# Wie kann ich das Pixelgitter mit ausdrucken ?



## piepser (31. Januar 2004)

Hallo,

habe eine kurze Frage. Ich habe ein normales Bild mit der Endung .gif
Im Photo Paint habe ich dieses Bild eingelesen und mit einem Pixelgitter versehen. Das macht er einwandfrei. Jetzt möchte ich das ganze gerne ausdrucken. Jedoch mit diesen Gitterlinien. Gibt es da eine Möglichkeit? Wenn ja, wäre es nett, wenn Ihr sie mir nennen könntet.
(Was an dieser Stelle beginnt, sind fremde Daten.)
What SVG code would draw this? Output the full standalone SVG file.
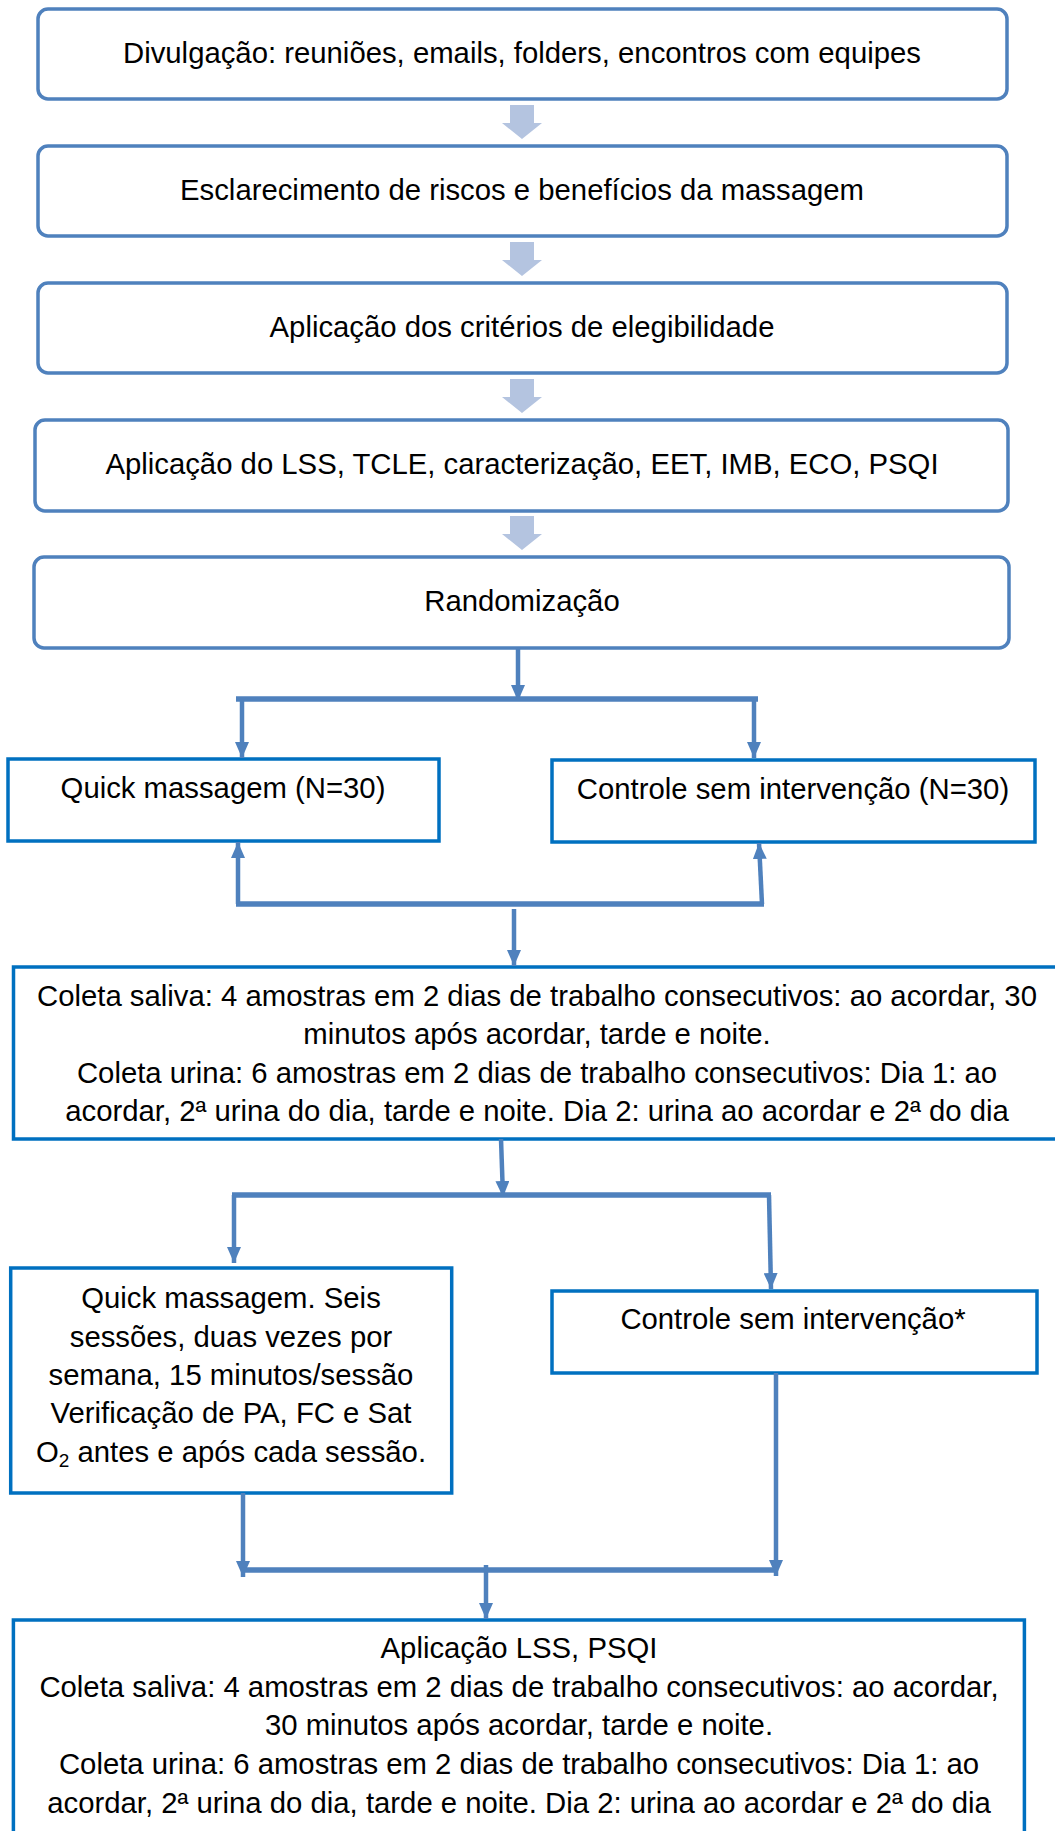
<svg xmlns="http://www.w3.org/2000/svg" width="1055" height="1831" viewBox="0 0 1055 1831">
<style>
.rb{fill:#fff;stroke:#4F81BD;stroke-width:3.5}
.sb{fill:#fff;stroke:#0070C0;stroke-width:3.5}
.t{font-family:"Liberation Sans",Arial,sans-serif;font-size:29.3px;fill:#000;text-anchor:middle}
.blk{fill:#B4C4E0}
.c{stroke:#4F81BD;stroke-width:4.5;fill:none}
.bar{stroke:#4F81BD;stroke-width:5.5;fill:none}
</style>
<defs>
<marker id="ah" markerUnits="userSpaceOnUse" viewBox="0 0 16 14" refX="16" refY="7" markerWidth="16" markerHeight="14" orient="auto">
<path d="M0,0 L16,7 L0,14 Z" fill="#4F81BD"/>
</marker>
</defs>
<rect width="1055" height="1831" fill="#fff"/>

<g id="n1"><rect class="rb" x="38" y="9" width="969" height="90" rx="10"/><text class="t" x="522" y="63">Divulgação: reuniões, emails, folders, encontros com equipes</text></g>
<g id="n2"><rect class="rb" x="38" y="146" width="969" height="90" rx="10"/><text class="t" x="522" y="200">Esclarecimento de riscos e benefícios da massagem</text></g>
<g id="n3"><rect class="rb" x="38" y="283" width="969" height="90" rx="10"/><text class="t" x="522" y="337">Aplicação dos critérios de elegibilidade</text></g>
<g id="n4"><rect class="rb" x="35" y="420" width="973" height="91" rx="10"/><text class="t" x="522" y="474">Aplicação do LSS, TCLE, caracterização, EET, IMB, ECO, PSQI</text></g>
<g id="n5"><rect class="rb" x="34" y="557" width="975" height="91" rx="10"/><text class="t" x="522" y="611">Randomização</text></g>
<g id="n6"><rect class="sb" x="8" y="759" width="431" height="82"/><text class="t" x="223" y="798">Quick massagem (N=30)</text></g>
<g id="n7"><rect class="sb" x="552" y="760" width="483" height="82"/><text class="t" x="793" y="799">Controle sem intervenção (N=30)</text></g>
<g id="n8"><rect class="sb" x="13.5" y="967" width="1050" height="172"/>
<text class="t" x="537" y="1006">Coleta saliva: 4 amostras em 2 dias de trabalho consecutivos: ao acordar, 30</text>
<text class="t" x="537" y="1044">minutos após acordar, tarde e noite.</text>
<text class="t" x="537" y="1083">Coleta urina: 6 amostras em 2 dias de trabalho consecutivos: Dia 1: ao</text>
<text class="t" x="537" y="1121">acordar, 2ª urina do dia, tarde e noite. Dia 2: urina ao acordar e 2ª do dia</text></g>
<g id="n9"><rect class="sb" x="10.7" y="1268" width="441" height="225"/>
<text class="t" x="231" y="1308">Quick massagem. Seis</text>
<text class="t" x="231" y="1347">sessões, duas vezes por</text>
<text class="t" x="231" y="1385">semana, 15 minutos/sessão</text>
<text class="t" x="231" y="1423">Verificação de PA, FC e Sat</text>
<text class="t" x="231" y="1462">O<tspan font-size="19" dy="5">2</tspan><tspan dy="-5"> antes e após cada sessão.</tspan></text></g>
<g id="n10"><rect class="sb" x="552" y="1291" width="485" height="82"/><text class="t" x="793" y="1329">Controle sem intervenção*</text></g>
<g id="n11"><rect class="sb" x="13.4" y="1620" width="1011" height="230"/>
<text class="t" x="519" y="1658">Aplicação LSS, PSQI</text>
<text class="t" x="519" y="1697">Coleta saliva: 4 amostras em 2 dias de trabalho consecutivos: ao acordar,</text>
<text class="t" x="519" y="1735">30 minutos após acordar, tarde e noite.</text>
<text class="t" x="519" y="1774">Coleta urina: 6 amostras em 2 dias de trabalho consecutivos: Dia 1: ao</text>
<text class="t" x="519" y="1813">acordar, 2ª urina do dia, tarde e noite. Dia 2: urina ao acordar e 2ª do dia</text></g>

<g id="connectors">
<polygon class="blk" points="510,105 534,105 534,123 542,123 522,139 502,123 510,123"/>
<polygon class="blk" points="510,242 534,242 534,260 542,260 522,276 502,260 510,260"/>
<polygon class="blk" points="510,379 534,379 534,397 542,397 522,413 502,397 510,397"/>
<polygon class="blk" points="510,516 534,516 534,534 542,534 522,550 502,534 510,534"/>

<line class="c" x1="518" y1="648" x2="518" y2="701" marker-end="url(#ah)"/>
<line class="bar" x1="236" y1="699" x2="758" y2="699"/>
<line class="c" x1="242" y1="699" x2="242" y2="758" marker-end="url(#ah)"/>
<line class="c" x1="754" y1="699" x2="754" y2="758" marker-end="url(#ah)"/>

<line class="bar" x1="236" y1="904" x2="764" y2="904"/>
<line class="c" x1="238" y1="904" x2="238" y2="842" marker-end="url(#ah)"/>
<line class="c" x1="762" y1="904" x2="759" y2="843" marker-end="url(#ah)"/>
<line class="c" x1="514" y1="909" x2="514" y2="966" marker-end="url(#ah)"/>

<line class="c" x1="501" y1="1139" x2="503" y2="1197" marker-end="url(#ah)"/>
<line class="bar" x1="232" y1="1195" x2="771" y2="1195"/>
<line class="c" x1="234" y1="1195" x2="234" y2="1263" marker-end="url(#ah)"/>
<line class="c" x1="769" y1="1195" x2="771" y2="1289" marker-end="url(#ah)"/>

<line class="c" x1="243" y1="1493" x2="243" y2="1577" marker-end="url(#ah)"/>
<line class="c" x1="776" y1="1373" x2="776" y2="1576" marker-end="url(#ah)"/>
<line class="bar" x1="243" y1="1570" x2="777" y2="1570"/>
<line class="c" x1="486" y1="1565" x2="486" y2="1619" marker-end="url(#ah)"/>
</g>
</svg>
Vielleicht kennt auch jemand ein anderes Programm mit dem ich dies verwirklichen kann.
Bin für jede Antwort dankbar.

Liebe Grüße
piepser


----------



## nightcab (7. Februar 2004)

*Ausdruck*

Hi, also so müsste es funken.

Sobald du dein Werk am Bildschirm siehst, einfach am Keyboard auf "Druck" drücken. Danach ein Zeichenprog. aufmachen, z.B. PaintShop und mit "Bild einfügen" das "Foto deines Bildschirmes einfügen. Dann kannst du den Gewünschten Teil ausschneiden, als Datei abspeichen und anschließend ausdrucken. 

Achtung: Der Mauszeiger wird NICHT ins Bild übernommen
 oder  

lg Christian
www.nightcab.at


----------